### Requirements
Check every line below for the string "this", and copy the lines that contain it.

### Dataset entries

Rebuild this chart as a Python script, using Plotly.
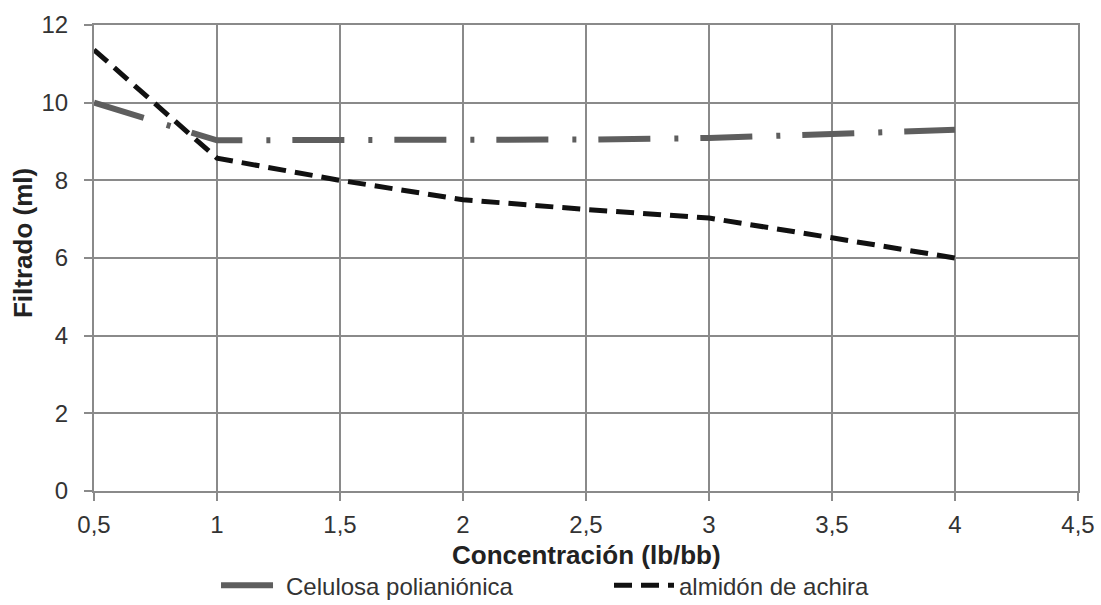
import plotly.graph_objects as go

x_conc = [0.5, 1, 1.5, 2, 2.5, 3, 3.5, 4]
celulosa = [10.0, 9.03, 9.04, 9.04, 9.05, 9.09, 9.19, 9.3]
almidon = [11.36, 8.57, 8.0, 7.5, 7.25, 7.03, 6.52, 6.0]

x_ticks = [0.5, 1, 1.5, 2, 2.5, 3, 3.5, 4, 4.5]
x_tick_labels = ["0,5", "1", "1,5", "2", "2,5", "3", "3,5", "4", "4,5"]
y_ticks = [0, 2, 4, 6, 8, 10, 12]
y_tick_labels = ["0", "2", "4", "6", "8", "10", "12"]

x_title = "Concentración (lb/bb)"
y_title = "Filtrado (ml)"

grid = "#8a8a8a"
font = "Liberation Sans, Arial, sans-serif"

fig = go.Figure()
fig.add_trace(go.Scatter(
    x=x_conc, y=celulosa, mode="lines", name="Celulosa polianiónica",
    line=dict(color="#5e5e5e", width=6, dash="52px,24px,4px,22px"),
))
fig.add_trace(go.Scatter(
    x=x_conc, y=almidon, mode="lines", name="almidón de achira",
    line=dict(color="#111111", width=5, dash="18px,9px"),
))

fig.update_layout(
    width=1101, height=605,
    margin=dict(l=94, r=23, t=25, b=114),
    paper_bgcolor="white", plot_bgcolor="white",
    font=dict(family=font, size=24, color="#333333"),
    separators=", ",
    showlegend=True,
    legend=dict(orientation="h", x=0.124, xanchor="left",
                yref="container", y=0.032, yanchor="middle",
                entrywidth=318, entrywidthmode="pixels",
                font=dict(size=24, color="#333333"), itemwidth=60,
                bgcolor="rgba(0,0,0,0)"),
    annotations=[
        dict(text="<b>" + x_title + "</b>", xref="paper", yref="paper",
             x=0.5, y=-0.137, xanchor="center", yanchor="middle", showarrow=False,
             font=dict(size=26, color="#222222")),
        dict(text="<b>" + y_title + "</b>", xref="paper", yref="paper",
             x=-0.0722, y=0.532, xanchor="center", yanchor="middle", showarrow=False,
             textangle=-90, font=dict(size=26, color="#222222")),
    ],
)
fig.update_xaxes(
    range=[0.5, 4.5], tickvals=x_ticks, ticktext=x_tick_labels,
    showgrid=True, gridcolor=grid, gridwidth=2,
    showline=True, mirror=True, linecolor=grid, linewidth=2,
    zeroline=False, ticks="outside", ticklen=8, tickwidth=2, tickcolor=grid,
    ticklabelstandoff=3, automargin=False,
    tickfont=dict(size=24, color="#333333"),
)
fig.update_yaxes(
    range=[0, 12], tickvals=y_ticks, ticktext=y_tick_labels,
    showgrid=True, gridcolor=grid, gridwidth=2,
    showline=True, mirror=True, linecolor=grid, linewidth=2,
    zeroline=False, ticks="outside", ticklen=8, tickwidth=2, tickcolor=grid,
    ticklabelstandoff=11, automargin=False,
    tickfont=dict(size=24, color="#333333"),
)

fig.write_html("out.html")
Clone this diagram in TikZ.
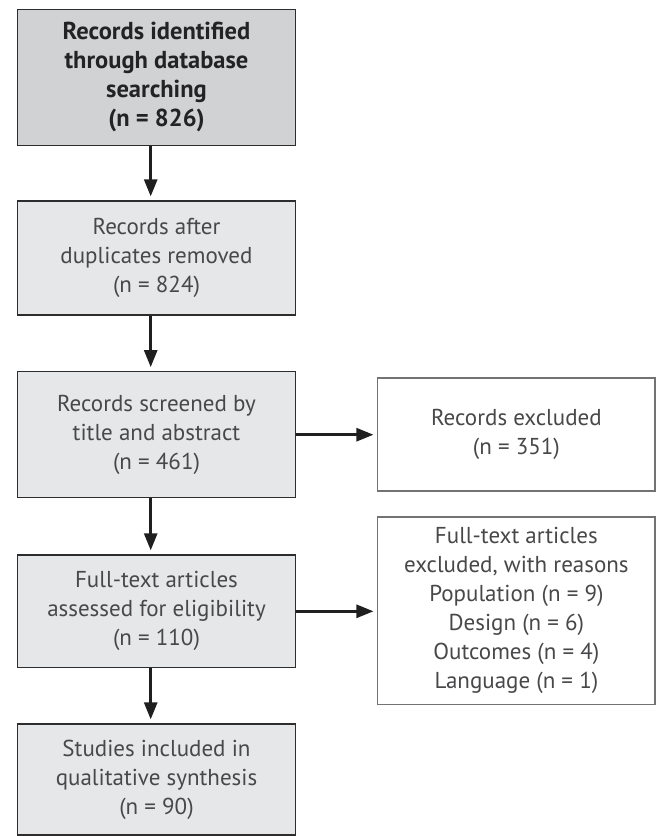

### Answer to the task
Rebuild this chart as a Python script, using Plotly.
Clone this diagram in TikZ.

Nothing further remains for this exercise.